Wednesday, February 15, 2012

It's Official

Today is February 15th... which means I can say, for the first time since I can remember, I got through an ENTIRE Valentine's Day without one person - not by phone, by message, by letter, by Facebook, by overhearing in the world, by smiling stupid ignorant face that I want to desperately correct but somehow cannot - saying to me "Happy Valentime's Day!"

I can die happy.

Tuesday, February 14, 2012

I've always been glass half empty...

John and I have been listening to a lot of Florence and the Machine these days. Tonight I said, "So she's saying I'm gonna drink myself to death right?"

And John replied, "No I thought it was I'm gonna treat myself tonight."

Answer found here.

Thursday, February 2, 2012

Help!

Who has a gourmet recipe for a tres leches cake, or something like it? I love to make cakes, but since I eat less of them now, I must find reasons to make them. And one of my sisters-in-law has a birthday coming up, and she wants a sweet, moist, dense, delicious, cinnamon-y tres leches cake. I've made one once and it was "meh". Might you have a tried and true recipe for me?

Also: auto-correct would like to call this a tres leeches cake. Real nice.

Tuesday, January 31, 2012

Stay Open

Look, I hate Rick Santorum as much as you do.
I hate that he doesn't believe in global warming. I hate when he said there are no Palestinians, and only Israelis live in the West Bank. I hate how he said he wants to go to war with China, and how he sounds pretty racist, sexist and mean most of the time.

I hate that he is against pre-marital sex, and against allowing women to use contraception. I hate how much he hates homosexuals, and I hate that such narrow beliefs are reported with a straight face.

But.

Whether it was planted by conservative media pundits, or whether it was just a truly human interest story, I can't hate Rick Santorum for loving his daughter who has a terrible illness (Trisomy 18), which I read about yesterday here.

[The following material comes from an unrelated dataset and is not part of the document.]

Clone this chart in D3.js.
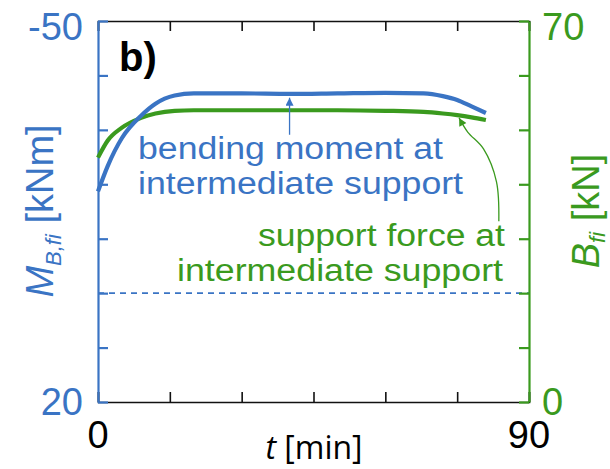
<!DOCTYPE html>
<html>
<head>
<meta charset="utf-8">
<script src="https://cdn.jsdelivr.net/npm/d3@7"></script>
<style>
  body { margin: 0; background: #fff; }
  svg { display: block; font-family: "Liberation Sans", Arial, sans-serif; }
</style>
</head>
<body>
<div id="chart"></div>
<script>
// time [min] and the two measured series
const time   = [0, 2, 5, 9, 12, 16, 20, 30, 40, 50, 60, 68, 72, 75, 78, 81];
const moment = [-18.7, -23.3, -28.5, -32.6, -34.8, -36.3, -36.7, -36.7, -36.6, -36.7, -36.8, -36.7, -36.2, -35.5, -34.3, -33.1];
const force  = [44.9, 48.0, 50.4, 52.2, 53.0, 53.5, 53.6, 53.6, 53.6, 53.6, 53.5, 53.3, 53.0, 52.7, 52.3, 51.8];

const xTicks = [0, 15, 30, 45, 60, 75, 90];
const mTicks = [-50, -40, -30, -20, -10, 0, 10, 20];
const bTicks = [0, 10, 20, 30, 40, 50, 60, 70];
const xLabels = [0, 90];
const mLabels = [-50, 20];
const bLabels = [0, 70];

const blue = "#3a74c4";
const green = "#3a9a1e";

const W = 610, H = 469;
const margin = { top: 21, right: 81, bottom: 67, left: 98 };

const svg = d3.select("#chart").append("svg")
  .attr("width", W).attr("height", H);

const x = d3.scaleLinear().domain([0, 90]).range([margin.left, W - margin.right]);
const yM = d3.scaleLinear().domain([-50, 20]).range([margin.top, H - margin.bottom]);
const yB = d3.scaleLinear().domain([0, 70]).range([H - margin.bottom, margin.top]);

const x0 = x.range()[0], x1 = x.range()[1];
const yTop = margin.top, yBot = H - margin.bottom;

// zero line of the moment
svg.append("line")
  .attr("x1", x0).attr("x2", x1)
  .attr("y1", yM(0)).attr("y2", yM(0))
  .attr("stroke", blue).attr("stroke-width", 1.8)
  .attr("stroke-dasharray", "6,5");

// top and bottom frame (black) with inward ticks
svg.append("g")
  .attr("transform", `translate(0,${yBot})`)
  .call(d3.axisTop(x).tickValues(xTicks).tickSize(10).tickFormat(""))
  .call(g => g.selectAll("path,line").attr("stroke", "#111").attr("stroke-width", 1.6));
svg.append("g")
  .attr("transform", `translate(0,${yTop})`)
  .call(d3.axisBottom(x).tickValues(xTicks).tickSize(10).tickFormat(""))
  .call(g => g.selectAll("path,line").attr("stroke", "#111").attr("stroke-width", 1.6));

// left (blue) and right (green) axes, ticks inward
svg.append("g")
  .attr("transform", `translate(${x0},0)`)
  .call(d3.axisRight(yM).tickValues(mTicks).tickSize(10).tickSizeOuter(0).tickFormat(""))
  .call(g => g.selectAll("path,line").attr("stroke", blue).attr("stroke-width", 2.2));
svg.append("g")
  .attr("transform", `translate(${x1},0)`)
  .call(d3.axisLeft(yB).tickValues(bTicks).tickSize(10).tickSizeOuter(0).tickFormat(""))
  .call(g => g.selectAll("path,line").attr("stroke", green).attr("stroke-width", 2.2));

// tick labels (only the end values)
svg.selectAll(".xl").data(xLabels).enter().append("text")
  .attr("x", d => x(d)).attr("y", yBot + 46)
  .attr("text-anchor", "middle").attr("font-size", 38).attr("fill", "#000")
  .text(d => d);
svg.selectAll(".ml").data(mLabels).enter().append("text")
  .attr("x", x0 - 15).attr("y", d => d === -50 ? yM(d) + 19 : yM(d) + 13)
  .attr("text-anchor", "end").attr("font-size", 38).attr("fill", blue)
  .text(d => d);
svg.selectAll(".bl").data(bLabels).enter().append("text")
  .attr("x", x1 + 13).attr("y", d => d === 70 ? yB(d) + 19 : yB(d) + 13)
  .attr("text-anchor", "start").attr("font-size", 38).attr("fill", green)
  .text(d => d);

// curves
const lineM = d3.line().x((d, i) => x(time[i])).y(d => yM(d)).curve(d3.curveMonotoneX);
const lineB = d3.line().x((d, i) => x(time[i])).y(d => yB(d)).curve(d3.curveMonotoneX);

svg.append("path").datum(force)
  .attr("d", lineB).attr("fill", "none")
  .attr("stroke", green).attr("stroke-width", 4.2);
svg.append("path").datum(moment)
  .attr("d", lineM).attr("fill", "none")
  .attr("stroke", blue).attr("stroke-width", 4.2);

// panel label
svg.append("text")
  .attr("x", 119).attr("y", 71)
  .attr("font-size", 40).attr("font-weight", "bold").attr("fill", "#000")
  .text("b)");

// annotations
const note = (lines, color, xs, ys, lens) => {
  lines.forEach((s, i) => {
    svg.append("text")
      .attr("x", xs[i]).attr("y", ys[i])
      .attr("font-size", 31).attr("fill", color)
      .attr("textLength", lens[i]).attr("lengthAdjust", "spacingAndGlyphs")
      .text(s);
  });
};
note(["bending moment at", "intermediate support"], blue, [138, 138], [159, 194], [305, 325]);
note(["support force at", "intermediate support"], green, [258, 177], [246, 281], [247, 326]);

// arrows
const defs = svg.append("defs");
[["ahBlue", blue], ["ahGreen", green]].forEach(([id, c]) => {
  defs.append("marker").attr("id", id)
    .attr("viewBox", "0 0 10 10").attr("refX", 10).attr("refY", 5)
    .attr("markerWidth", 13).attr("markerHeight", 8)
    .attr("markerUnits", "userSpaceOnUse").attr("orient", "auto")
    .append("path").attr("d", "M0,0L10,5L0,10Z").attr("fill", c);
});

svg.append("line")
  .attr("x1", x(40)).attr("y1", yM(-29.1))
  .attr("x2", x(40)).attr("y2", yM(-35.9))
  .attr("stroke", blue).attr("stroke-width", 1.3)
  .attr("marker-end", "url(#ahBlue)");

const arrowB = [[83.7, 33.2], [83.2, 40.5], [80.5, 46.5], [77.2, 49.6], [75.4, 52.2]];
svg.append("path")
  .attr("d", d3.line().x(d => x(d[0])).y(d => yB(d[1])).curve(d3.curveCatmullRom)(arrowB))
  .attr("fill", "none").attr("stroke", green).attr("stroke-width", 1.3)
  .attr("marker-end", "url(#ahGreen)");

// axis titles
svg.append("text")
  .attr("x", 314).attr("y", 459)
  .attr("text-anchor", "middle").attr("font-size", 32)
  .attr("font-family", "'Open Sans', sans-serif").attr("fill", "#000")
  .call(t => {
    t.append("tspan").attr("font-style", "italic").text("t");
    t.append("tspan").text(" [min]");
  });

svg.append("text")
  .attr("transform", "translate(53,211) rotate(-90)")
  .attr("text-anchor", "middle").attr("font-size", 38).attr("fill", blue)
  .call(t => {
    t.append("tspan").attr("font-style", "italic").text("M");
    t.append("tspan").attr("font-style", "italic").attr("font-size", 22).attr("dy", 8).text("B,fi");
    t.append("tspan").attr("dy", -8).text(" [kNm]");
  });

svg.append("text")
  .attr("transform", "translate(599,211) rotate(-90)")
  .attr("text-anchor", "middle").attr("font-size", 38).attr("fill", green)
  .call(t => {
    t.append("tspan").attr("font-style", "italic").text("B");
    t.append("tspan").attr("font-style", "italic").attr("font-size", 22).attr("dy", 6).text("fi");
    t.append("tspan").attr("dy", -6).text(" [kN]");
  });
</script>
</body>
</html>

And I can hate him for using his own family's situation, experience and choices to dictate an anti-choice message to everyone else on the planet, and I can hate him for using that experience to get votes while campaigning in a church, but I can't hate him for this description of life with his daughter, and I can choose to use it as a way to keep my heart open. No. Matter. What.

On the campaign trail, the Santorums share the lessons they have drawn from Bella. Mr. Santorum told a church gathering in Charleston, S.C., that Bella can never “do” anything in her life in the traditional sense, except love him.

“She is a font of love,” he said. “And she made me understand that that’s how the Father looks at me. I’m disabled and unable to ‘do’ anything for him — except love him. And he loves me unconditionally.”